EXERCISE OBJECTIVE:
Everything from the line with "Output the component" down to the line with "const rangeHigh = [0.319, 0.271, 0.227, 0.119];" below must be printed exactly, those two lines included. Exclude pictures.
[begin EXERCISE DATA]
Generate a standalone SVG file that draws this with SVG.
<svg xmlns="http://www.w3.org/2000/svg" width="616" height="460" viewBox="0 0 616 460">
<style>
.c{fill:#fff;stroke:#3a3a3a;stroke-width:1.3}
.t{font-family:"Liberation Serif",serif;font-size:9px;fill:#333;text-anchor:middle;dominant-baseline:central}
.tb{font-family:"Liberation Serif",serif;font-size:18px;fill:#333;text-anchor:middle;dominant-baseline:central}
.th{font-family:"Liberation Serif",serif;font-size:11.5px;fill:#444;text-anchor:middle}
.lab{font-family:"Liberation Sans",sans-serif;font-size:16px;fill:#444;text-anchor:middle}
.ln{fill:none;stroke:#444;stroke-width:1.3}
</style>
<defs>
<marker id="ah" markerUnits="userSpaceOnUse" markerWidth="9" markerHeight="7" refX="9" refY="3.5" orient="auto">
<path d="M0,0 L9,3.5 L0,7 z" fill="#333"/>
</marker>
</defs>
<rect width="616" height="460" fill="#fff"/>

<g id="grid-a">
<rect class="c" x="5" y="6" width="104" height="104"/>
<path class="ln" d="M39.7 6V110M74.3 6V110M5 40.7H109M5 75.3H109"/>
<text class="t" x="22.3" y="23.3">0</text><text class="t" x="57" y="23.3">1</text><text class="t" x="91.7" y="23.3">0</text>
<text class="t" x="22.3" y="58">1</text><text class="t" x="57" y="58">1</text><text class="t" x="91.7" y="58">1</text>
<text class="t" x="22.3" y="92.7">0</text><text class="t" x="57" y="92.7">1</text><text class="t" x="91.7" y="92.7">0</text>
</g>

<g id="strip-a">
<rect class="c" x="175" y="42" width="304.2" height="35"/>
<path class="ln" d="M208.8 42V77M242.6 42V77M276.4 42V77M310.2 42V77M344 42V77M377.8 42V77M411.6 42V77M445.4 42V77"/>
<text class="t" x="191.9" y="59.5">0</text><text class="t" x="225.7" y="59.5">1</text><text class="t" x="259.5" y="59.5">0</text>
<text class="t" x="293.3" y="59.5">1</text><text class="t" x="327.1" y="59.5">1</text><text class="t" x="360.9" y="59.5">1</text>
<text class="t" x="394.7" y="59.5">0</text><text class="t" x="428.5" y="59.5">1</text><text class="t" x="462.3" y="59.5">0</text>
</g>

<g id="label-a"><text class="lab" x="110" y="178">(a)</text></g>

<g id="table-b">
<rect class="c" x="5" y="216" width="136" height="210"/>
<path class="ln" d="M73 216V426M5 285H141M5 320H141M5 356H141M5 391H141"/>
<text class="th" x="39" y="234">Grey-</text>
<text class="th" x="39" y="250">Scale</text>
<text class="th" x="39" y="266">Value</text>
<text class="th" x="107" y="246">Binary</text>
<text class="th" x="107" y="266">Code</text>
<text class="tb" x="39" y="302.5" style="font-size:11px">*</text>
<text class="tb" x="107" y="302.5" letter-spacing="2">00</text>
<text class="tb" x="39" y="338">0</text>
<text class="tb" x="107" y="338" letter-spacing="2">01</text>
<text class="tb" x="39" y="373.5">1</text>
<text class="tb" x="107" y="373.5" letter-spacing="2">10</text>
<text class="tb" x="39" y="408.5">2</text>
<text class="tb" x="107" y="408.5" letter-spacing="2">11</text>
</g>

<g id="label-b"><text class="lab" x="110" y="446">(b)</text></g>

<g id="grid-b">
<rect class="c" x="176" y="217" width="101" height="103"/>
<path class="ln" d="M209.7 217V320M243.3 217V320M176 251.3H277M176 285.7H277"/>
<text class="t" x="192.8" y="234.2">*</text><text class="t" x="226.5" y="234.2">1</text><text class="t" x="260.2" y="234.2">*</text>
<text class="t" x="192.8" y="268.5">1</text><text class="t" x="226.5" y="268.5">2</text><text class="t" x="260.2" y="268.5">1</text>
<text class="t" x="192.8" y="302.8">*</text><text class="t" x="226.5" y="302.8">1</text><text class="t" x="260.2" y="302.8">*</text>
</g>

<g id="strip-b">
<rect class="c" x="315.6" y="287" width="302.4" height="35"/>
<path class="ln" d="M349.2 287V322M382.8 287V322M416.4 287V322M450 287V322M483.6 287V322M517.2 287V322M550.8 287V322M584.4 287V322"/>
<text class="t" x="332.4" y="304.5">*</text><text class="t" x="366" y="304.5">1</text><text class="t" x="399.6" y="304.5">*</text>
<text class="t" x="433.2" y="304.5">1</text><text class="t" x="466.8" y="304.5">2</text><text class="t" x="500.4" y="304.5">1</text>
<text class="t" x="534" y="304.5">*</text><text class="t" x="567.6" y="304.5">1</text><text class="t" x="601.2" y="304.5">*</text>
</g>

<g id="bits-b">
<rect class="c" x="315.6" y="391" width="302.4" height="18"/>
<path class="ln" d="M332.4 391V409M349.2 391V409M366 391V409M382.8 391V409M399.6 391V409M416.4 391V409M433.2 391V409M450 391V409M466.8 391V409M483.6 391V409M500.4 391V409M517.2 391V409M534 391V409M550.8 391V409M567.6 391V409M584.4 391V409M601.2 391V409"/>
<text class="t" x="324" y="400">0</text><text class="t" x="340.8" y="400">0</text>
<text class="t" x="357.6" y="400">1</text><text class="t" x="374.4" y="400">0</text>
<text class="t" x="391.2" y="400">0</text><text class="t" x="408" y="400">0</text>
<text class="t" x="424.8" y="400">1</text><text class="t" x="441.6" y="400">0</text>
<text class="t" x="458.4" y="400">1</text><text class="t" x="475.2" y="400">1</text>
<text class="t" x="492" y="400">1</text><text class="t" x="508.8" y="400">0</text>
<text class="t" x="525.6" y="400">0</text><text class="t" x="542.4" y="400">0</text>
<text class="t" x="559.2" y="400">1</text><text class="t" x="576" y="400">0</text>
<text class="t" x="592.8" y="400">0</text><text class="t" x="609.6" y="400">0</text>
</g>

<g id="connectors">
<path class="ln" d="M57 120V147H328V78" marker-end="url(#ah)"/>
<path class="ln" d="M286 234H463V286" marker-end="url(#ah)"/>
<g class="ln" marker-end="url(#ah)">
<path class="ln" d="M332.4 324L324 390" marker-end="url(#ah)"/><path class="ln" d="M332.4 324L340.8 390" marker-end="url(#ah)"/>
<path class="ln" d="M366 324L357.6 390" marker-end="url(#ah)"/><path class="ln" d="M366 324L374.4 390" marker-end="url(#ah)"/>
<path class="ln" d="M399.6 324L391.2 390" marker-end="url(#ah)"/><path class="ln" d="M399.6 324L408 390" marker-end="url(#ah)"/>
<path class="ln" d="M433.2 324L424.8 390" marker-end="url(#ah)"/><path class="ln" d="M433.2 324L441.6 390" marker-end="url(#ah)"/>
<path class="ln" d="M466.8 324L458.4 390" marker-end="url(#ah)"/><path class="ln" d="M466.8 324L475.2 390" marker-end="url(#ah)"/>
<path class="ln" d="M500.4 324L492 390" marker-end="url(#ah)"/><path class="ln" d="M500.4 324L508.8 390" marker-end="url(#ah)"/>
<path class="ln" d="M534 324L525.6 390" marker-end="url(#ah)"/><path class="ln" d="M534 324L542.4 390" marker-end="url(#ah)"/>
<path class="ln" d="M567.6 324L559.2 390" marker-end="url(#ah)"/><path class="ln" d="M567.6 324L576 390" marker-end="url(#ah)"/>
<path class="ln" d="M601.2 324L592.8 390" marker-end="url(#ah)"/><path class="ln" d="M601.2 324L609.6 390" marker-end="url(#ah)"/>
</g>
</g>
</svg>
[end EXERCISE DATA]
[begin EXERCISE DATA]
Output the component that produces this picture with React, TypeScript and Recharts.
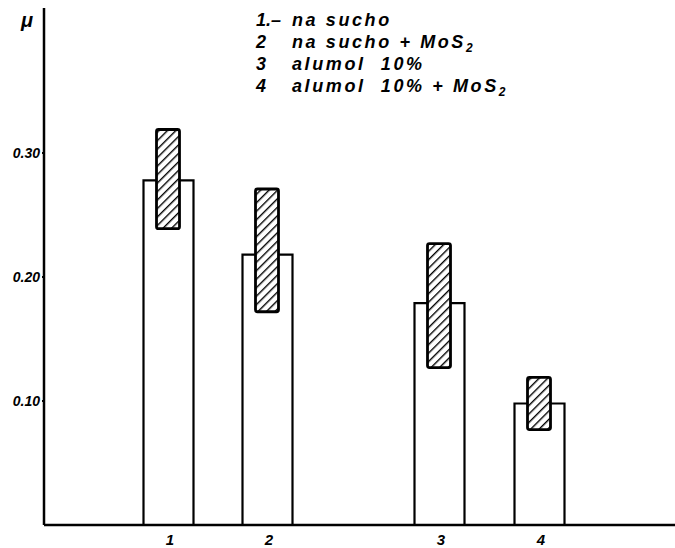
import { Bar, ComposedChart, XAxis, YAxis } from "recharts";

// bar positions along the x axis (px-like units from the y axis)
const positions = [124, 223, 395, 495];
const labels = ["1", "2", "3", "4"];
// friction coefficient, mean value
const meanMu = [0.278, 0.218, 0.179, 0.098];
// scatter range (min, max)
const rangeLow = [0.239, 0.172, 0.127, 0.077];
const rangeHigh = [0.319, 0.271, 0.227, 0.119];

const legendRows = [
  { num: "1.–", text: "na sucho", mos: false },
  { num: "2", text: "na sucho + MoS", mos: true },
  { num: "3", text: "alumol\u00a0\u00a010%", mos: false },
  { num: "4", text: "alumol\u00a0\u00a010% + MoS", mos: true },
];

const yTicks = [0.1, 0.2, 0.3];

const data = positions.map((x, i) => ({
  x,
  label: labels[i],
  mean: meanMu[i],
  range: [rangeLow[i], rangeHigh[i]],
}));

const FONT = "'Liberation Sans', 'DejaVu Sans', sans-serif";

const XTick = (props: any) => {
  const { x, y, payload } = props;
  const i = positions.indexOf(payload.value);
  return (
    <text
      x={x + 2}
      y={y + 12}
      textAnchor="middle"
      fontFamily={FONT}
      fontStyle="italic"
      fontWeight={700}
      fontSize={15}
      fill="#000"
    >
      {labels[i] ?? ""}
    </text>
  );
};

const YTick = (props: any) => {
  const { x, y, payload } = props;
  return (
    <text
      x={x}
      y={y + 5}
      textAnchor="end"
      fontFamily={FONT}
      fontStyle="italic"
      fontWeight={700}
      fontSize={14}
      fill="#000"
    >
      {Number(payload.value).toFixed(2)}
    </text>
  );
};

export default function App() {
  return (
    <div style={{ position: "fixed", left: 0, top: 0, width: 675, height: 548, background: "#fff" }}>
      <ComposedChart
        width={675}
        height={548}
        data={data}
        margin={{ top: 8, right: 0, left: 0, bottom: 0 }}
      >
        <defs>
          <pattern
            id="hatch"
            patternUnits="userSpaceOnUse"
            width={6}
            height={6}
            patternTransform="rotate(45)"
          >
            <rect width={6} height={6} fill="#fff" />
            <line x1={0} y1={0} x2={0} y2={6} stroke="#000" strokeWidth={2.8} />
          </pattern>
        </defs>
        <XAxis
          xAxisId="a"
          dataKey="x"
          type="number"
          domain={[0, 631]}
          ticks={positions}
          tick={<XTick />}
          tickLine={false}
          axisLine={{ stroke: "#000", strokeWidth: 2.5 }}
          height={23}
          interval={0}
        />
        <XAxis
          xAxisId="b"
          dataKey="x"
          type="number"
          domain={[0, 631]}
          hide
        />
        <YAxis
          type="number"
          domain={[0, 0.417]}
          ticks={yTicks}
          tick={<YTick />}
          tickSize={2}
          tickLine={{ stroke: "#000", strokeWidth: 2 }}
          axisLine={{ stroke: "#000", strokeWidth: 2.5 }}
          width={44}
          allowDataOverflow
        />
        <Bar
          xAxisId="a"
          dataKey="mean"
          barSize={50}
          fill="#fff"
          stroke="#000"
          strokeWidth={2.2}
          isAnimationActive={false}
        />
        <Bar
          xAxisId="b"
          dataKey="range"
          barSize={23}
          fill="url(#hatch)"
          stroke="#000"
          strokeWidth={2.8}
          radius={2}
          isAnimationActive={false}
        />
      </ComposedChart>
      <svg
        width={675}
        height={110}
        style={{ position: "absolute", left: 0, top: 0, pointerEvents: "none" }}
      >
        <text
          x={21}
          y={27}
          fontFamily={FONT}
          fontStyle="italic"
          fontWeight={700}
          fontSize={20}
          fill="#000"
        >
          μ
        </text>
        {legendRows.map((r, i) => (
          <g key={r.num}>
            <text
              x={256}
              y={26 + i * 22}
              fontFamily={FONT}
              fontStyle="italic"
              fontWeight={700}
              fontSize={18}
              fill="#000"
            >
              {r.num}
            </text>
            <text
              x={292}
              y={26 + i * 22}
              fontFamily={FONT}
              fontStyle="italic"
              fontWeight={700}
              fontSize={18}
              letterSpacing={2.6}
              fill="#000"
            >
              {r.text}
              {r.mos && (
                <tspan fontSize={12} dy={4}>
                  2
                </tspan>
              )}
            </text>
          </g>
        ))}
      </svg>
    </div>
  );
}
[end EXERCISE DATA]
EXERCISE ANSWER:
Output the component that produces this picture with React, TypeScript and Recharts.
import { Bar, ComposedChart, XAxis, YAxis } from "recharts";

// bar positions along the x axis (px-like units from the y axis)
const positions = [124, 223, 395, 495];
const labels = ["1", "2", "3", "4"];
// friction coefficient, mean value
const meanMu = [0.278, 0.218, 0.179, 0.098];
// scatter range (min, max)
const rangeLow = [0.239, 0.172, 0.127, 0.077];
const rangeHigh = [0.319, 0.271, 0.227, 0.119];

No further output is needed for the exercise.